Carmen Agra Deedy had us all in stitches as she related a story about her fifth grade year in a Georgia school without many other “foreigners.” My kids enjoyed her book, The Library Dragon.
I attended a fascinating presentation on the work of Berta and Elmer Hader, a husband and wife team who won a Caldecott in 1949 for The Big Snow. The presentation was by Joy Hoerner Rich, the Hader’s niece (pictured on the right), and Karen Tolley. An exhibit of the Hader’s work is on display at the deGrummond Children’s Literature Collection at the University of Southern Mississippi.

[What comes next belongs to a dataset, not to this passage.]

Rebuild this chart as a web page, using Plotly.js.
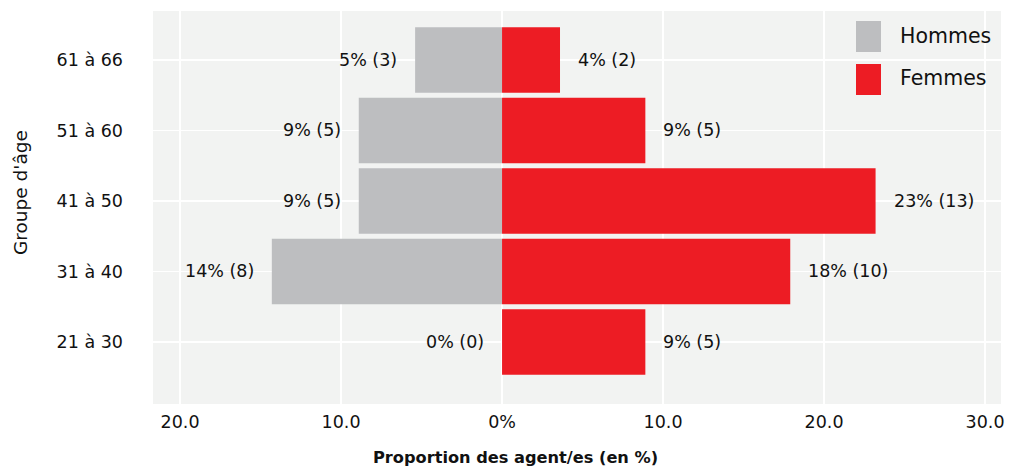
<!DOCTYPE html>
<html>
<head>
<meta charset="utf-8">
<script src="https://cdn.plot.ly/plotly-3.0.1.min.js"></script>
<style>html,body{margin:0;padding:0;background:#fff;}#chart{width:1013px;height:468px;}</style>
</head>
<body>
<div id="chart"></div>
<script>
// Data
var ageGroups = ['21 à 30', '31 à 40', '41 à 50', '51 à 60', '61 à 66'];
var seriesNames = ['Hommes', 'Femmes'];
var hommesPct = [0, 14.3, 8.9, 8.9, 5.4];
var femmesPct = [8.9, 17.9, 23.2, 8.9, 3.6];
var hommesLabels = ['0% (0)', '14% (8)', '9% (5)', '9% (5)', '5% (3)'];
var femmesLabels = ['9% (5)', '18% (10)', '23% (13)', '9% (5)', '4% (2)'];
var xTickVals = [-20, -10, 0, 10, 20, 30];
var xTickText = ['20.0', '10.0', '0%', '10.0', '20.0', '30.0'];
var xTitle = 'Proportion des agent/es (en %)';
var yTitle = "Groupe d'âge";

var GRAY = '#bdbec0', RED = '#ed1c24';
var FONT = '"DejaVu Sans", sans-serif';
var TXT = '#111111';

var traces = [
  {type: 'bar', orientation: 'h', name: seriesNames[0], y: ageGroups,
   x: hommesPct.map(function (v) { return -v; }),
   marker: {color: GRAY}, width: 0.93, hoverinfo: 'skip'},
  {type: 'bar', orientation: 'h', name: seriesNames[1], y: ageGroups,
   x: femmesPct, marker: {color: RED}, width: 0.93, hoverinfo: 'skip'}
];

var annotations = [];
ageGroups.forEach(function (g, i) {
  annotations.push({x: -hommesPct[i], y: g, xref: 'x', yref: 'y', text: hommesLabels[i],
    showarrow: false, xanchor: 'right', xshift: -16, font: {family: FONT, size: 17.5, color: TXT}});
  annotations.push({x: femmesPct[i], y: g, xref: 'x', yref: 'y', text: femmesLabels[i],
    showarrow: false, xanchor: 'left', xshift: 16, font: {family: FONT, size: 17.5, color: TXT}});
});
// axis titles
annotations.push({xref: 'paper', yref: 'paper', x: 0.427, y: -0.135, text: '<b>' + xTitle + '</b>',
  showarrow: false, xanchor: 'center', yanchor: 'middle', font: {family: FONT, size: 16.2, color: TXT}});
annotations.push({xref: 'paper', yref: 'paper', x: -0.157, y: 0.539, text: yTitle, textangle: -90,
  showarrow: false, xanchor: 'center', yanchor: 'middle', font: {family: FONT, size: 18.5, color: TXT}});
// custom legend labels
annotations.push({xref: 'paper', yref: 'paper', x: 0.8785, y: 0.9364, text: seriesNames[0],
  showarrow: false, xanchor: 'left', yanchor: 'middle', font: {family: FONT, size: 20.5, color: TXT}});
annotations.push({xref: 'paper', yref: 'paper', x: 0.8785, y: 0.8295, text: seriesNames[1],
  showarrow: false, xanchor: 'left', yanchor: 'middle', font: {family: FONT, size: 20.5, color: TXT}});

var shapes = [
  {type: 'rect', xref: 'paper', yref: 'paper', x0: 0.829, x1: 0.8585, y0: 0.8957, y1: 0.9746,
   fillcolor: GRAY, line: {width: 0}},
  {type: 'rect', xref: 'paper', yref: 'paper', x0: 0.829, x1: 0.8585, y0: 0.7863, y1: 0.8651,
   fillcolor: RED, line: {width: 0}}
];

var layout = {
  width: 1013, height: 468,
  margin: {l: 153, r: 12, t: 11, b: 64},
  paper_bgcolor: '#ffffff', plot_bgcolor: '#f2f3f2',
  barmode: 'overlay', showlegend: false,
  font: {family: FONT, size: 17.5, color: TXT},
  xaxis: {range: [-21.68, 30.99], tickvals: xTickVals, ticktext: xTickText,
    showgrid: true, gridcolor: '#ffffff', gridwidth: 1.2, zeroline: false,
    ticks: '', ticklabelstandoff: 5, tickfont: {family: FONT, size: 17.5, color: TXT},
    fixedrange: true},
  yaxis: {type: 'category', categoryorder: 'array', categoryarray: ageGroups,
    range: [-0.88, 4.695], showgrid: true, gridcolor: '#ffffff', gridwidth: 1.2,
    zeroline: false, ticks: '', ticklabelstandoff: 29,
    tickfont: {family: FONT, size: 17.5, color: TXT}, fixedrange: true},
  annotations: annotations,
  shapes: shapes
};

Plotly.newPlot('chart', traces, layout, {displayModeBar: false, staticPlot: true});
</script>
</body>
</html>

I attended a presentation by Dr. Carol Doll (pictured above in the cap that helps her avoid migraine headaches) and Kasey Garrison on identifying excellence in informational books for children. They used the measures of excellence as identified by the Robert F. Sibert Medal given by the American Library Association. Dr. Doll served on the 2011 committee. For each area of excellence (language, visual presentation, etc.), Doll and Garrison identified two examples, one good and one bad. I was chuffed to see that Growing Patterns was listed as a good example of the visual design.
Another interesting thing Doll and Garrison talked about was LUCY, a database and center for professional development that focuses on multicultural books published for children. The definition for multicultural is very broad. Read more about LUCY here. Some categories include: Africa, Racially Mixed, Middle East, Central America, and Faiths & Religious Beliefs. It looks like a very useful tool.
I visited briefly with Kalpana Saxena, a librarian from New Orleans, at Barnes & Noble and she told me a great story about how her nephew loves the Wolfsnail book she bought a few years ago and that he makes up his own stories about wolfsnails. I love it.
Here I am with Irene Latham, author of Leaving Gee’s Bend. She was among the bevy of lefties (others being Roger Sutton & Chris Barton) I sat among while signing at Barnes & Noble. Isn’t this a wonderful quilt? A school librarian made it from strips of fabric brought it by students before one of Irene’s school visits. Very cool!